I don’t belong to a “mechanical” world so to speak, but more to a philosophical one. Where others may think glass and steel, I think respect, honesty, vision, tenderness, humor, love, things of that nature. I do not have cultural baggage, and my work blends the needs and desires of the person who orders the project with my own ethics. There isn’t a style or styles; there is a different logic, a way of thinking, a different approach that makes for different products.
You have made design accessible to everyone through objects and furniture that are practical and beautiful. How did you decide to embark on the design of objects that are the desire of many but the property of very few?
Indeed it is a valid question to ask why someone who dedicated 25 years of his life to develop democratic design that consists of giving the most to a maximum of people, raise quality and bring down prices, would then design $200 million megayachts. The answer is simple: I do not have to choose. Someone who only has $2 to spend on a baby bottle is perfectly respectable; as is someone who has worked a lifetime honestly and who can afford to have a $200 million yacht. Each has its own logic and scale. I employ a Robin Hood strategy, which means I use the money that the rich give me to give to the poor…We have access to terrific people who have terrific ideas, and terrific means and that sometimes results in interesting things that we can apply and distribute. To use an example I don’t like it’s a bit like Formula One as compared to the mass market of the automobile, or haute couture versus prêt-a-porter. I make haute couture for people who can afford it, and I try to derive from it prêt-a-porter.

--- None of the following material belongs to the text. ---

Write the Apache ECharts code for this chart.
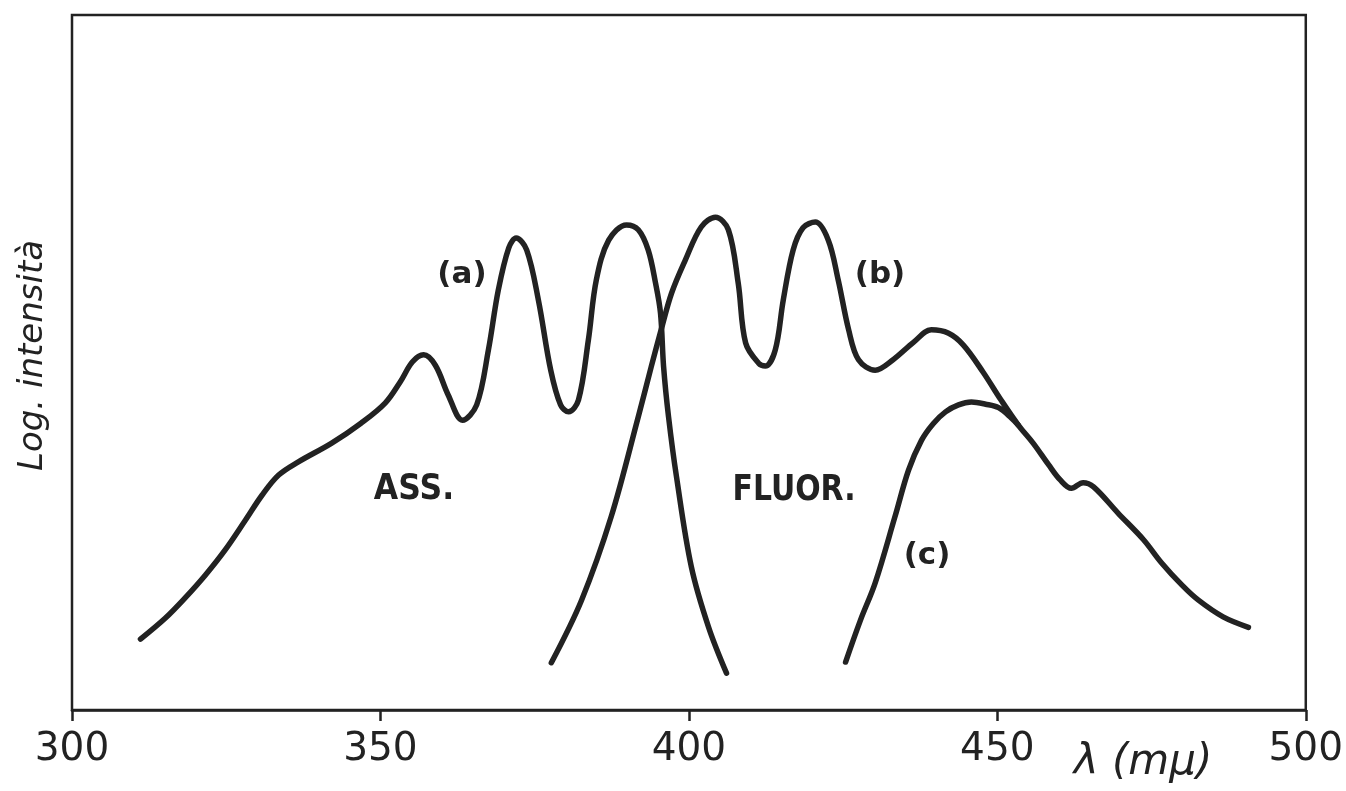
<!DOCTYPE html>
<html>
<head>
<meta charset="utf-8">
<script src="https://cdn.jsdelivr.net/npm/echarts@6/dist/echarts.min.js"></script>
<style>
html,body{margin:0;padding:0;background:#fff;}
#chart{width:1346px;height:791px;}
</style>
</head>
<body>
<div id="chart"></div>
<script>
// wavelength (mμ), log-intensity (arbitrary units, 0 = bottom of frame, 100 = top)
const curveA = [ // absorption (a)
  [311.1,10.2],[315.1,13.2],[318.3,16.1],[321.6,19.4],[324.8,23.0],[328.1,27.3],
  [330.8,30.9],[333.5,33.8],[336.7,35.7],[342.1,38.4],[346.9,41.3],[350.8,44.2],[353.2,47.2],
  [355.2,50.1],[357.0,51.1],[358.9,49.6],[361.0,45.3],[363.3,41.7],[365.6,43.9],
  [367.5,51.8],[369.1,60.4],[370.8,66.5],[372.0,67.9],[373.7,66.2],[375.6,59.0],
  [377.6,48.9],[379.2,43.9],[380.5,42.9],[382.1,44.6],[383.7,53.2],[385.0,61.9],
  [387.0,67.6],[389.9,69.8],[391.8,69.1],[393.4,66.2],[394.6,61.4],[395.4,57.1],
  [395.9,49.4],[396.7,42.2],[398.0,33.5],[400.4,20.6],[403.2,11.9],[406.1,5.3]
];
const curveB = [ // fluorescence (b)
  [377.7,6.8],[382.6,15.8],[387.4,27.8],[391.8,42.2],[393.9,49.4],[395.5,54.7],
  [397.2,60.0],[399.4,64.7],[402.0,69.5],[404.3,70.9],[406.4,69.1],[408.0,61.4],
  [409.2,52.8],[411.3,49.9],[412.4,49.5],[414.0,51.8],
  [415.3,59.0],[416.9,66.2],[418.5,69.4],[420.5,70.2],[422.6,67.6],[424.2,61.9],
  [425.9,54.7],[427.5,50.4],[430.2,48.9],[433.1,50.4],[436.4,52.9],[439.3,54.7],
  [442.1,54.2],[444.5,52.5],[447.7,48.6],[450.6,44.6],[453.4,41.0],[455.8,38.4],
  [458.3,35.3],[460.2,33.1],[462.0,31.9],[463.9,32.7],[465.6,32.1],[469.6,28.3],
  [473.7,24.5],[476.6,21.2],[479.9,18.0],[482.6,15.8],[486.6,13.4],[490.7,11.9]
];
const curveC = [ // (c)
  [425.4,6.9],[427.8,12.9],[430.2,18.3],[433.4,27.8],[435.6,34.5],[437.7,38.8],
  [439.6,41.2],[441.6,42.9],[443.7,43.9],[445.8,44.3],[448.1,44.0],[450.2,43.5],
  [452.3,42.0],[453.4,41.0]
];
const xTickLabels = [300, 350, 400, 450, 500];
const curveNames = ['(a)', '(b)', '(c)'];

const ink = '#222';
const chart = echarts.init(document.getElementById('chart'), null, {renderer: 'canvas'});

function lineSeries(name, data) {
  return {
    name: name, type: 'line', data: data, smooth: 0.35, showSymbol: false,
    lineStyle: {color: ink, width: 5.5, cap: 'round', join: 'round'},
    silent: true, animation: false
  };
}

const texts = [
  {type: 'text', x: 33, y: 471, rotation: Math.PI / 2,
    style: {text: 'Log. intensità', fill: ink, fontFamily: 'DejaVu Sans', fontStyle: 'italic', fontSize: 34, align: 'left', verticalAlign: 'middle'}},
  {type: 'text', x: 462, y: 275, style: {text: curveNames[0], fill: ink, fontFamily: 'DejaVu Sans', fontWeight: 'bold', fontSize: 31, align: 'center', verticalAlign: 'middle'}},
  {type: 'text', x: 880, y: 275, style: {text: curveNames[1], fill: ink, fontFamily: 'DejaVu Sans', fontWeight: 'bold', fontSize: 31, align: 'center', verticalAlign: 'middle'}},
  {type: 'text', x: 927, y: 556, style: {text: curveNames[2], fill: ink, fontFamily: 'DejaVu Sans', fontWeight: 'bold', fontSize: 31, align: 'center', verticalAlign: 'middle'}},
  {type: 'text', x: 414, y: 490, scaleX: 0.9, style: {text: 'ASS.', fill: ink, fontFamily: 'DejaVu Sans', fontWeight: 'bold', fontSize: 35, align: 'center', verticalAlign: 'middle'}},
  {type: 'text', x: 794, y: 491, scaleX: 0.83, style: {text: 'FLUOR.', fill: ink, fontFamily: 'DejaVu Sans', fontWeight: 'bold', fontSize: 36, align: 'center', verticalAlign: 'middle'}},
  {type: 'text', x: 1143, y: 763, style: {text: 'λ (mμ)', fill: ink, fontFamily: 'DejaVu Sans', fontStyle: 'italic', fontSize: 42, align: 'center', verticalAlign: 'middle'}}
];

chart.setOption({
  backgroundColor: '#fff',
  animation: false,
  grid: {left: 72, right: 39, top: 15, bottom: 81, show: true, borderColor: ink, borderWidth: 2.5, backgroundColor: 'transparent'},
  xAxis: {
    type: 'value', min: 300, max: 500, interval: 50,
    axisLine: {show: true, lineStyle: {color: ink, width: 2.5}},
    axisTick: {show: true, inside: false, length: 11, lineStyle: {color: ink, width: 2.5}},
    axisLabel: {show: true, margin: 20, color: ink, fontFamily: 'DejaVu Sans', fontSize: 39,
      formatter: v => (xTickLabels.indexOf(v) >= 0 ? String(v) : '')},
    splitLine: {show: false}
  },
  yAxis: {
    type: 'value', min: 0, max: 100,
    axisLine: {show: false}, axisTick: {show: false}, axisLabel: {show: false}, splitLine: {show: false}
  },
  series: [
    lineSeries(curveNames[0], curveA),
    lineSeries(curveNames[1], curveB),
    lineSeries(curveNames[2], curveC)
  ],
  graphic: texts
});
</script>
</body>
</html>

It is completely complementary and not at all contradictory.
Is there someone is the area of yacht design whose work you find interesting and new?
I am not interested in design and designers in general, but there is someone that I respect in the industry and that is Martin Francis, who is the person with whom I have developed the 394’ yacht. He is someone with purity, honesty, rigor, talent and technique—which are rare qualities in our line of work—whom I really respect. I enjoyed working with him.
Are you involved in other yacht projects?
We are preparing now a 246’ yacht that will be even more revolutionary than the first one, but unfortunately I can’t talk about it. I will reach complete maturity of my know-how with this project, and
between it and the 394’, I think we will have solved a lot of questions. As people from the industry who have seen the plans have told me, there will be the time before and the time after these two boats.
What can you tell us about these two projects?
The 394’ has many parameters, but the guiding principle is complete harmony with the elements. Physically it is more a fish than a building, which deviates quite a bit from what is being done today. You can see a harmony, a different way of capturing light; it is sort of a stealth yacht, less visible in any case. It is very smooth, almost dematerialized. Beyond that inside are extraordinary technical innovations that yield extraordinary comfort, which are very large spaces. In many yachts you have small corridors, small rooms and complicated things. This project nearly has no corridors but rather large lofts, very pleasant gigantic rooms with many windows. One of the most innovative aspects of the yacht is the hull that I developed in conjunction with Martin Francis; it produces nearly zero wake at 25 knots and that indeed confirms the concept of harmony with nature. But other interesting components of this project are the tenders, which I designed, that are innovative philosophically and technically. It will be finished in six to eight months. I don’t know who will carry out the 246’ project yet, which is for an illustrious client, one of the most gifted brains in the world today.
And in conclusion?
The underlying idea is that you do good projects with good partners. Wedge Too was done for an intelligent, charming and human woman, and the boat is intelligent, charming and human. The 394’ is done with a young and brilliant mathematician, so the yacht is as he is, pure; and the third one is for one of the most intelligent people in the world, one of the most innovative and so, in this project, intelligence, vision and humanity reign. Projects are reflections of their masters.